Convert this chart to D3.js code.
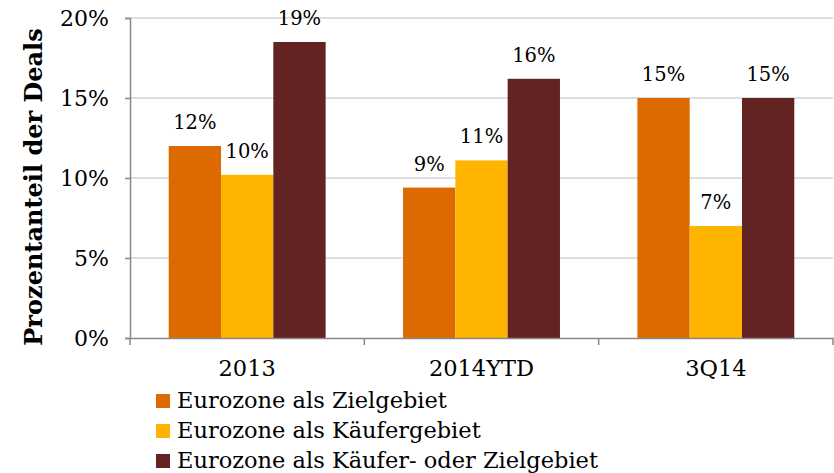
<!DOCTYPE html>
<html>
<head>
<meta charset="utf-8">
<script src="https://cdn.jsdelivr.net/npm/d3@7"></script>
<style>
  body { margin: 0; background: #fff; }
  text { font-family: "DejaVu Serif", Georgia, serif; fill: #000; }
</style>
</head>
<body>
<div id="chart"></div>
<script>
const categories = ['2013', '2014YTD', '3Q14'];
const seriesNames = ['Eurozone als Zielgebiet', 'Eurozone als Käufergebiet', 'Eurozone als Käufer- oder Zielgebiet'];
const zielgebiet = [12.0, 9.4, 15.0];
const kaeufergebiet = [10.2, 11.1, 7.0];
const beides = [18.5, 16.2, 15.0];
const yTicks = [0, 5, 10, 15, 20];
const colors = ['#DC6A00', '#FFB400', '#622322'];

const seriesValues = [zielgebiet, kaeufergebiet, beides];
const data = categories.map((c, i) => ({ cat: c, vals: seriesValues.map(s => s[i]) }));

const svg = d3.select('#chart').append('svg').attr('width', 834).attr('height', 473);
const margins = { top: 18, left: 130, right: 1, bottom: 135 };
const width = 834, height = 473;

const x0 = d3.scaleBand().domain(categories).range([margins.left, width - margins.right]).padding(0);
const x1 = d3.scaleBand().domain(seriesNames).range([0, x0.bandwidth()]).paddingInner(0).paddingOuter(0.74);
const y = d3.scaleLinear().domain([0, 20]).range([height - margins.bottom, margins.top]);

// gridlines
svg.append('g')
  .selectAll('line')
  .data(yTicks.filter(t => t > 0))
  .join('line')
  .attr('x1', margins.left).attr('x2', width - margins.right)
  .attr('y1', d => y(d)).attr('y2', d => y(d))
  .attr('stroke', '#BEBEBE').attr('stroke-width', 1);

// bars
const groups = svg.append('g').selectAll('g').data(data).join('g')
  .attr('transform', d => `translate(${x0(d.cat)},0)`);
groups.selectAll('rect')
  .data(d => d.vals.map((v, i) => ({ name: seriesNames[i], v: v, i: i })))
  .join('rect')
  .attr('x', d => x1(d.name))
  .attr('width', x1.bandwidth())
  .attr('y', d => y(d.v))
  .attr('height', d => y(0) - y(d.v))
  .attr('fill', d => colors[d.i]);
groups.selectAll('text.lbl')
  .data(d => d.vals.map((v, i) => ({ name: seriesNames[i], v: v })))
  .join('text')
  .attr('class', 'lbl')
  .attr('x', d => x1(d.name) + x1.bandwidth() / 2)
  .attr('y', d => y(d.v) - 17)
  .attr('text-anchor', 'middle')
  .attr('font-size', '19.5px')
  .text(d => Math.round(d.v) + '%');

// y axis
const yAxis = d3.axisLeft(y).tickValues(yTicks).tickFormat(d => d + '%').tickSize(5).tickPadding(16);
const yg = svg.append('g').attr('transform', `translate(${margins.left},0)`).call(yAxis);
yg.select('.domain').attr('stroke', '#888').attr('stroke-width', 1.5);
yg.selectAll('.tick line').attr('stroke', '#888').attr('stroke-width', 1.5);
yg.selectAll('.tick text').attr('font-size', '22px').attr('font-family', '"DejaVu Serif", serif').attr('fill', '#000').attr('dy', '0.36em');

// x axis
const xAxis = d3.axisBottom(x0).tickSize(0).tickPadding(0);
const xg = svg.append('g').attr('transform', `translate(0,${y(0)})`).call(xAxis);
xg.select('.domain').attr('stroke', '#888').attr('stroke-width', 1.5);
xg.selectAll('.tick text').attr('font-size', '22.5px').attr('font-family', '"DejaVu Serif", serif').attr('fill', '#000').attr('dy', '38px');
const bounds = categories.map(c => x0(c)).concat([x0(categories[categories.length - 1]) + x0.bandwidth()]);
xg.selectAll('line.sep').data(bounds).join('line').attr('class', 'sep')
  .attr('x1', d => d).attr('x2', d => d).attr('y1', 0).attr('y2', 7)
  .attr('stroke', '#888').attr('stroke-width', 1.5);

// y title
svg.append('text')
  .attr('transform', `translate(42,187) rotate(-90)`)
  .attr('text-anchor', 'middle')
  .attr('font-size', '24px')
  .attr('font-weight', 'bold')
  .text('Prozentanteil der Deals');

// legend
const legend = svg.append('g').attr('transform', 'translate(156,394)');
const items = legend.selectAll('g').data(seriesNames).join('g')
  .attr('transform', (d, i) => `translate(0,${i * 30})`);
items.append('rect').attr('width', 14).attr('height', 14).attr('fill', (d, i) => colors[i]);
items.append('text').attr('x', 21).attr('y', 14).attr('font-size', '22.5px').text(d => d);
</script>
</body>
</html>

□ □ □ □

**Task brief:** Say how many lines above hold the word "chart", giving only the count.

**Task answer:** 3